### Given material

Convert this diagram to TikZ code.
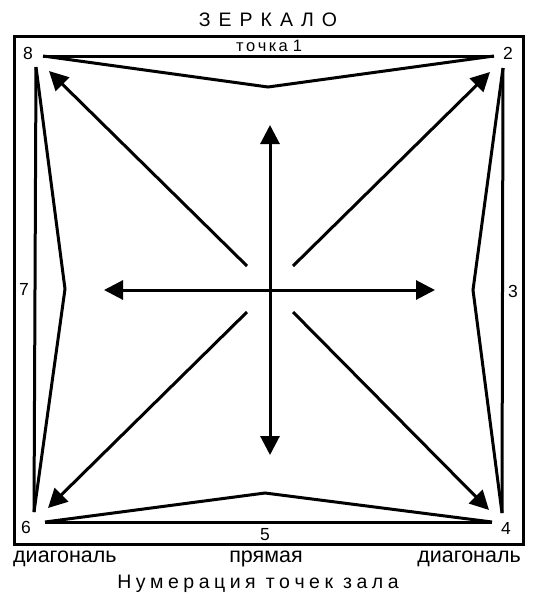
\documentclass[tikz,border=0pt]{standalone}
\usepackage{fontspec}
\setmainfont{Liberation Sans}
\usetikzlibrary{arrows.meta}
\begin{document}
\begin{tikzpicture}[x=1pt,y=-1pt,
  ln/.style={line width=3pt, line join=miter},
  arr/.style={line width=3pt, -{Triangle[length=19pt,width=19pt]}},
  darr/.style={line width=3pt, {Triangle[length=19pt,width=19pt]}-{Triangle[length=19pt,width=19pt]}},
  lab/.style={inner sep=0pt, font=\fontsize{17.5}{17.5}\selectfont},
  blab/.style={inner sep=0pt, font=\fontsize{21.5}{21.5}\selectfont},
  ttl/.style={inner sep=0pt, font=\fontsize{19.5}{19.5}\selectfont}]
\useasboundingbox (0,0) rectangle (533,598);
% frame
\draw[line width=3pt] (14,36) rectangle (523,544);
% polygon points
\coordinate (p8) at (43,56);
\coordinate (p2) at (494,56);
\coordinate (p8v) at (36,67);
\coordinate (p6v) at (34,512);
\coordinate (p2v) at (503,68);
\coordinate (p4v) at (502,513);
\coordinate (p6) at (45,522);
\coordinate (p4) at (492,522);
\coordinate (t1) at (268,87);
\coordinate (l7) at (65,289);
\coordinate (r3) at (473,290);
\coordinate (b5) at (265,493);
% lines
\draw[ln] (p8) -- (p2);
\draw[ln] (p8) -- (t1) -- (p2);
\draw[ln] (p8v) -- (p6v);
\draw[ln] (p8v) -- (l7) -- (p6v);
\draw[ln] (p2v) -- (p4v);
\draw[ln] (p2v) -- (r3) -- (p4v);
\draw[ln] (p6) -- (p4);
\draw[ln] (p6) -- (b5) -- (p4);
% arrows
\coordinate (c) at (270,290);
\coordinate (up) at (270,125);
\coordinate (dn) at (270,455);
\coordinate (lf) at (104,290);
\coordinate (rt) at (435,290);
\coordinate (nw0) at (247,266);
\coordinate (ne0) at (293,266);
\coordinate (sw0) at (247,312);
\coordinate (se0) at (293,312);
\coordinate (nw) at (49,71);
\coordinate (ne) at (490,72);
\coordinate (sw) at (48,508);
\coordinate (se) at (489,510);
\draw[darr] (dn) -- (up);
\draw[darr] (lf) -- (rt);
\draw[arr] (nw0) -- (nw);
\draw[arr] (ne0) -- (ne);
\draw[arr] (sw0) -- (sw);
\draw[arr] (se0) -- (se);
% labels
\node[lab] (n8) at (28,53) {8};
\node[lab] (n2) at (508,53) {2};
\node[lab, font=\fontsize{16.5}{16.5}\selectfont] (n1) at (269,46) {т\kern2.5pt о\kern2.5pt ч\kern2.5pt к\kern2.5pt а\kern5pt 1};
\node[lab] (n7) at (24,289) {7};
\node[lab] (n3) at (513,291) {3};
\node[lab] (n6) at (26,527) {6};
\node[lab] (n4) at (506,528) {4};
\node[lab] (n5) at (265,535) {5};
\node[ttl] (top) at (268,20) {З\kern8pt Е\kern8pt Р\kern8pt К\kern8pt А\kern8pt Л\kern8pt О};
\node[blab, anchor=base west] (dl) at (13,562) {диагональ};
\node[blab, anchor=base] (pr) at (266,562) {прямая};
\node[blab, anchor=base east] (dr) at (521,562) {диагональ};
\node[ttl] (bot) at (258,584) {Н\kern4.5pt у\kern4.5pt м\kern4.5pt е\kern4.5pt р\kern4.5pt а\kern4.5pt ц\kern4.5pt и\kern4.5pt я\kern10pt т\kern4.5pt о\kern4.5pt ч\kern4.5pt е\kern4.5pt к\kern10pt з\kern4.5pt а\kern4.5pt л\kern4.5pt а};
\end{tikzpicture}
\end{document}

######

Instructions for the task » Reproduce every line of the material precisely, omitting its pictures.

Result for this task »
Convert this diagram to TikZ code.
\documentclass[tikz,border=0pt]{standalone}
\usepackage{fontspec}
\setmainfont{Liberation Sans}
\usetikzlibrary{arrows.meta}
\begin{document}
\begin{tikzpicture}[x=1pt,y=-1pt,
  ln/.style={line width=3pt, line join=miter},
  arr/.style={line width=3pt, -{Triangle[length=19pt,width=19pt]}},
  darr/.style={line width=3pt, {Triangle[length=19pt,width=19pt]}-{Triangle[length=19pt,width=19pt]}},
  lab/.style={inner sep=0pt, font=\fontsize{17.5}{17.5}\selectfont},
  blab/.style={inner sep=0pt, font=\fontsize{21.5}{21.5}\selectfont},
  ttl/.style={inner sep=0pt, font=\fontsize{19.5}{19.5}\selectfont}]
\useasboundingbox (0,0) rectangle (533,598);
% frame
\draw[line width=3pt] (14,36) rectangle (523,544);
% polygon points
\coordinate (p8) at (43,56);
\coordinate (p2) at (494,56);
\coordinate (p8v) at (36,67);
\coordinate (p6v) at (34,512);
\coordinate (p2v) at (503,68);
\coordinate (p4v) at (502,513);
\coordinate (p6) at (45,522);
\coordinate (p4) at (492,522);
\coordinate (t1) at (268,87);
\coordinate (l7) at (65,289);
\coordinate (r3) at (473,290);
\coordinate (b5) at (265,493);
% lines
\draw[ln] (p8) -- (p2);
\draw[ln] (p8) -- (t1) -- (p2);
\draw[ln] (p8v) -- (p6v);
\draw[ln] (p8v) -- (l7) -- (p6v);
\draw[ln] (p2v) -- (p4v);
\draw[ln] (p2v) -- (r3) -- (p4v);
\draw[ln] (p6) -- (p4);
\draw[ln] (p6) -- (b5) -- (p4);
% arrows
\coordinate (c) at (270,290);
\coordinate (up) at (270,125);
\coordinate (dn) at (270,455);
\coordinate (lf) at (104,290);
\coordinate (rt) at (435,290);
\coordinate (nw0) at (247,266);
\coordinate (ne0) at (293,266);
\coordinate (sw0) at (247,312);
\coordinate (se0) at (293,312);
\coordinate (nw) at (49,71);
\coordinate (ne) at (490,72);
\coordinate (sw) at (48,508);
\coordinate (se) at (489,510);
\draw[darr] (dn) -- (up);
\draw[darr] (lf) -- (rt);
\draw[arr] (nw0) -- (nw);
\draw[arr] (ne0) -- (ne);
\draw[arr] (sw0) -- (sw);
\draw[arr] (se0) -- (se);
% labels
\node[lab] (n8) at (28,53) {8};
\node[lab] (n2) at (508,53) {2};
\node[lab, font=\fontsize{16.5}{16.5}\selectfont] (n1) at (269,46) {т\kern2.5pt о\kern2.5pt ч\kern2.5pt к\kern2.5pt а\kern5pt 1};
\node[lab] (n7) at (24,289) {7};
\node[lab] (n3) at (513,291) {3};
\node[lab] (n6) at (26,527) {6};
\node[lab] (n4) at (506,528) {4};
\node[lab] (n5) at (265,535) {5};
\node[ttl] (top) at (268,20) {З\kern8pt Е\kern8pt Р\kern8pt К\kern8pt А\kern8pt Л\kern8pt О};
\node[blab, anchor=base west] (dl) at (13,562) {диагональ};
\node[blab, anchor=base] (pr) at (266,562) {прямая};
\node[blab, anchor=base east] (dr) at (521,562) {диагональ};
\node[ttl] (bot) at (258,584) {Н\kern4.5pt у\kern4.5pt м\kern4.5pt е\kern4.5pt р\kern4.5pt а\kern4.5pt ц\kern4.5pt и\kern4.5pt я\kern10pt т\kern4.5pt о\kern4.5pt ч\kern4.5pt е\kern4.5pt к\kern10pt з\kern4.5pt а\kern4.5pt л\kern4.5pt а};
\end{tikzpicture}
\end{document}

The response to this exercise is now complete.